M. Lokietek, A. Marionneau, S. Lecoq, S. Henni, M. Houle and P. Abraham

Respir Physiol Neurobiol 2026 Vol. 343 Pages 104573

BACKGROUND AND OBJECTIVE: During cardiopulmonary exercise testing (CPET), the alveolar-arterial oxygen gradient varies with exercise intensity, but direct assessment is limited by the invasiveness of arterial sampling. End-tidal oxygen pressure (PETO(2)) and transcutaneous oxygen pressure (PtcO(2)) may provide non-invasive estimates of alveolar and arterial oxygen pressures. This study aimed to identify the statistical model that best characterize the relationship between the end-tidal to transcutaneous oxygen pressure gradient (ET-tcDO(2)) and oxygen uptake (VO(2)) in apparently healthy individuals. METHODS: This retrospective study analyzed medical records (n = 68) from incremental CPETs performed with PtcO(2) monitoring. Breath‑by‑breath PETO(2) and VO(2) data from CPET tests were also extracted. The relationship between ET‑tcDO(2) and VO(2) was then characterized using functional data analysis (FDA) and polynomial regression models of increasing degree.

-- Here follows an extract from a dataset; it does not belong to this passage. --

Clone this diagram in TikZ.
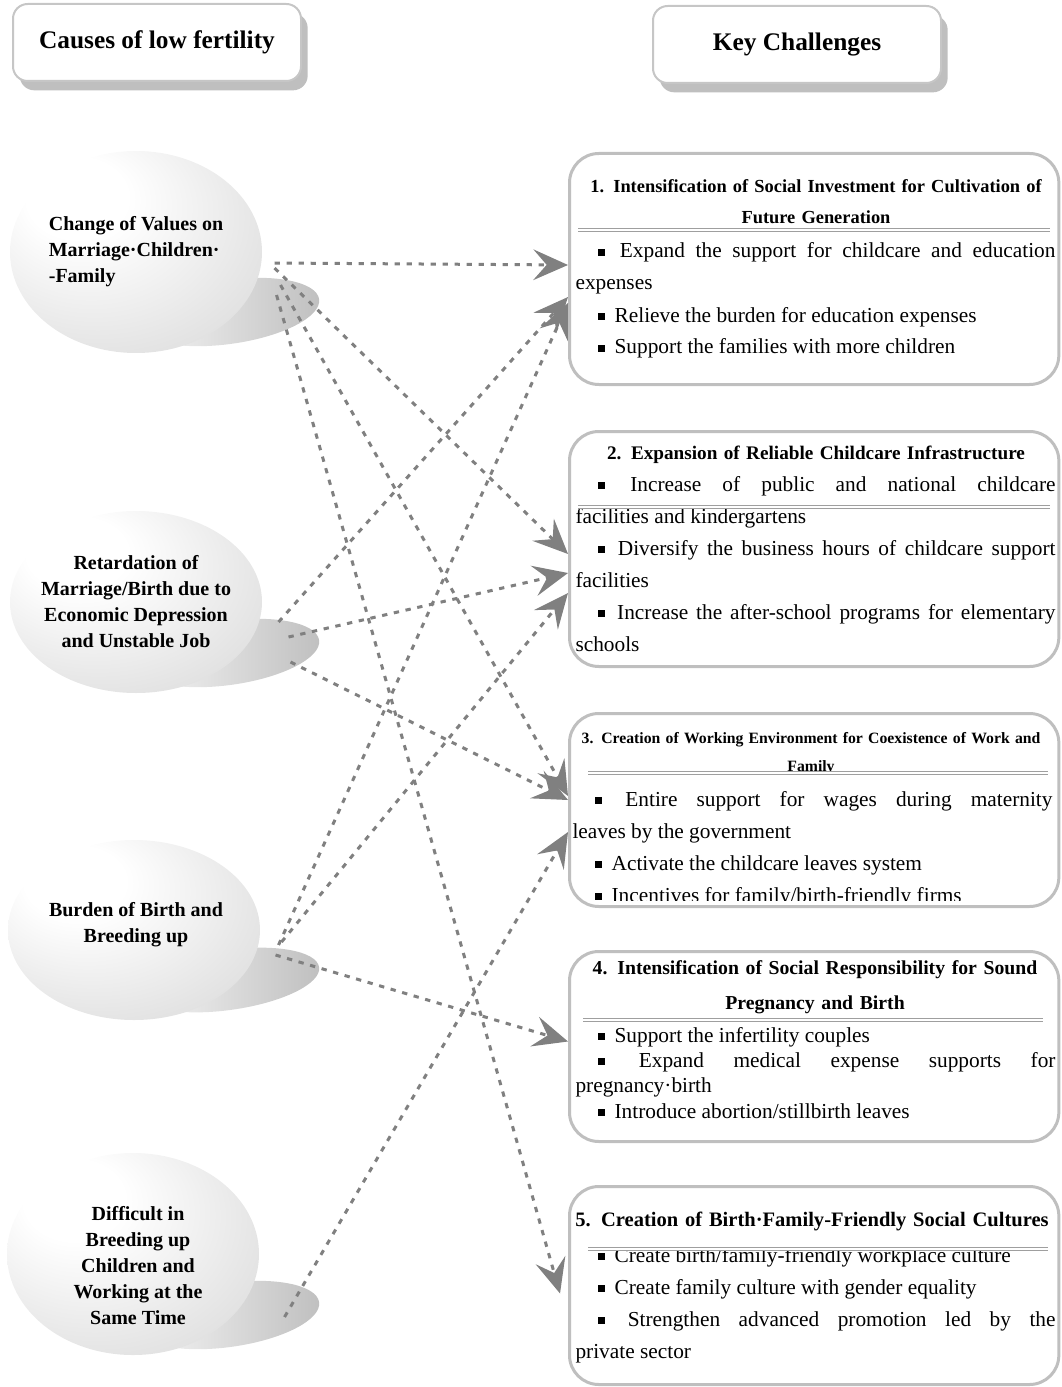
\documentclass[tikz,border=0pt]{standalone}
\usepackage{fontspec}
\setmainfont{Liberation Serif}
\usetikzlibrary{shapes.geometric,shadows,arrows.meta}
\pgfdeclareradialshading{orb}{\pgfpoint{-14bp}{16bp}}{color(0bp)=(white); color(10bp)=(white); color(40bp)=(gray!28); color(62bp)=(gray!38)}
\newcommand{\sq}{\rule[0.1em]{0.32em}{0.32em}}
\newcommand{\itm}{\hspace*{17pt}\sq\hspace{0.2em}\ }
\begin{document}
\begin{tikzpicture}[x=0.75pt, y=-0.75pt, thick,
	head node/.style={draw=gray!45, line width=1.5pt, fill=white, rounded corners=11pt,
		minimum width=216pt, minimum height=57.75pt, anchor=north west,
		drop shadow={shadow xshift=5pt, shadow yshift=-7pt, fill=gray!50, opacity=1},
		font=\bfseries\fontsize{19}{23}\selectfont},
	cause node/.style={ellipse, shading=orb, minimum width=189pt},
	cause text/.style={font=\bfseries\fontsize{15}{19.5}\selectfont, align=center},
	cause shadow/.style={left color=gray!6, right color=gray!50},
	key node/.style={draw=gray!50, line width=2.25pt, fill=white, rounded corners=22pt,
		minimum width=367pt, anchor=north west},
	key title/.style={font=\bfseries\fontsize{14.5}{23.25}\selectfont, align=center,
		text width=360pt, anchor=base, inner sep=0pt},
	key text/.style={font=\fontsize{16}{24}\selectfont, align=justify,
		text width=360pt, anchor=base west, inner sep=0pt},
	double rule/.style={draw=gray!75, line width=0.6pt, double, double distance=1.4pt},
	cause link/.style={draw=gray, line width=2.25pt, dash pattern=on 4pt off 5pt,
		-{Stealth[length=26pt, width=23pt, inset=10pt]}}]
	
	\useasboundingbox (0,0) rectangle (1061,1387);
	
	\shade[cause shadow, rotate around={8:(228,312)}] (228,312) ellipse [x radius=92, y radius=32];
	\shade[cause shadow, rotate around={8:(228,653)}] (228,653) ellipse [x radius=92, y radius=32];
	\shade[cause shadow, rotate around={8:(228,980)}] (228,980) ellipse [x radius=92, y radius=30];
	\shade[cause shadow, rotate around={8:(228,1315)}] (228,1315) ellipse [x radius=92, y radius=32];
	
	\node[cause node, minimum height=151.5pt] (c1) at (136,252) {};
	\node[cause node, minimum height=136.5pt] (c2) at (136,602) {};
	\node[cause node, minimum height=135pt] (c3) at (134,930) {};
	\node[cause node, minimum height=151.5pt] (c4) at (133,1254) {};
	\node[cause text, align=left] (t1) at (c1) {Change of Values on\\Marriage·Children·\\-Family};
	\node[cause text] (t2) at (c2) {Retardation of\\Marriage/Birth due to\\Economic Depression\\and Unstable Job};
	\node[cause text] (t3) at (136,925) {Burden of Birth and\\Breeding up};
	\node[cause text] (t4) at (138,1266) {Difficult in\\Breeding up\\Children and\\Working at the\\Same Time};
	
	\node[head node] (h1) at (12,3) {Causes of low fertility};
	\node[head node] (h2) at (652,5) {Key Challenges};
	
	\node[key node, minimum height=173.25pt] (k1) at (568,152) {};
	\node[key node, minimum height=176.25pt] (k2) at (568,430) {};
	\node[key node, minimum height=144.75pt] (k3) at (568,712) {};
	\node[key node, minimum height=142.5pt] (k4) at (568,950) {};
	\node[key node, minimum height=148.5pt] (k5) at (568,1185) {};
	
	\node[key title, font=\bfseries\fontsize{13.8}{23.25}\selectfont] (k1t) at (816,193) {1. Intensification of Social Investment for Cultivation of\\Future Generation};
	\node[key text] (k1b) at (575,258) {\itm Expand the support for childcare and education\linebreak expenses\par
		\itm Relieve the burden for education expenses\par
		\itm Support the families with more children};
	\draw[double rule] (578,230) -- (1050,230);
	
	\node[key title, font=\bfseries\fontsize{14.4}{23.25}\selectfont] (k2t) at (816,459) {2. Expansion of Reliable Childcare Infrastructure};
	\node[key text] (k2b) at (575,491) {\itm Increase of public and national childcare\linebreak facilities and kindergartens\par
		\itm Diversify the business hours of childcare support\linebreak facilities\par
		\itm Increase the after-school programs for elementary\linebreak schools};
	\draw[double rule] (578,507) -- (1050,507);
	
	\node[key title, font=\bfseries\fontsize{11.8}{21}\selectfont] (k3t) at (811,743) {3. Creation of Working Environment for Coexistence of Work and\\Family};
	\begin{scope}
		\clip (568,712) rectangle (1061,900);
		\node[key text] (k3b) at (572,806) {\itm Entire support for wages during maternity\linebreak leaves by the government\par
			\itm Activate the childcare leaves system\par
			\itm Incentives for family/birth-friendly firms};
	\end{scope}
	\draw[double rule] (588,773) -- (1048,773);
	
	\node[key title, font=\bfseries\fontsize{14.8}{26.25}\selectfont] (k4t) at (815,974) {4. Intensification of Social Responsibility for Sound\\Pregnancy and Birth};
	\node[key text, font=\fontsize{16}{19}\selectfont] (k4b) at (575,1042) {\itm Support the infertility couples\par
		\itm Expand medical expense supports for\linebreak pregnancy·birth\par
		\itm Introduce abortion/stillbirth leaves};
	\draw[double rule] (583,1020) -- (1043,1020);
	
	\node[key title, font=\bfseries\fontsize{15.4}{23.25}\selectfont] (k5t) at (812,1226) {5. Creation of Birth·Family-Friendly Social Cultures};
	\node[key text] (k5b) at (575,1262) {\itm Create birth/family-friendly workplace culture\par
		\itm Create family culture with gender equality\par
		\itm Strengthen advanced promotion led by the\linebreak private sector};
	\draw[double rule] (588,1249) -- (1048,1249);
	
	\path[every edge/.style={cause link}]
	([shift={(12,11)}]c1.east) edge ([shift={(0,-4)}]k1.west)
	([shift={(12,16)}]c1.east) edge ([shift={(0,5)}]k2.west)
	([shift={(18,33)}]c1.east) edge ([shift={(0,-14)}]k3.west)
	([shift={(14,43)}]c1.east) edge ([shift={(-8,8)}]k5.west)
	([shift={(16,20)}]c2.east) edge ([shift={(0,28)}]k1.west)
	([shift={(26,35)}]c2.east) edge ([shift={(0,24)}]k2.west)
	([shift={(28,60)}]c2.east) edge ([shift={(0,-10)}]k3.west)
	([shift={(18,15)}]c3.east) edge ([shift={(0,34)}]k1.west)
	([shift={(21,12)}]c3.east) edge ([shift={(0,44)}]k2.west)
	([shift={(15,25)}]c3.east) edge ([shift={(0,-5)}]k4.west)
	([shift={(25,63)}]c4.east) edge ([shift={(0,22)}]k3.west);
\end{tikzpicture}
\end{document}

RESULTS: FDA demonstrated high modeling accuracy (adjusted R(2) = 0.96). ET-tcDO2 decreased at onset of exercise, until VO2 = 1.26 L/min, and then increased until maximal exercise. Among polynomial regression models, the polynomial of the third degree best described this relationship (adjusted R(2) = 0.48). At the individual level, most responses followed a polynomial of the third degree, with 75% of participants exhibiting an adjusted R(2) above 0.7.
CONCLUSION: Continuous PtcO(2) monitoring enables detailed characterization of exercise-induced alveolar-arterial gas exchange in apparently healthy individuals. ET-tcDO(2) follows a polynomial of the third-degree during CPET. The combined use of PETO(2) and PtcO(2) may offer a simple, non-invasive approach for assessing alveolar-arterial gas exchange in routine clinical practice that should be further investigated.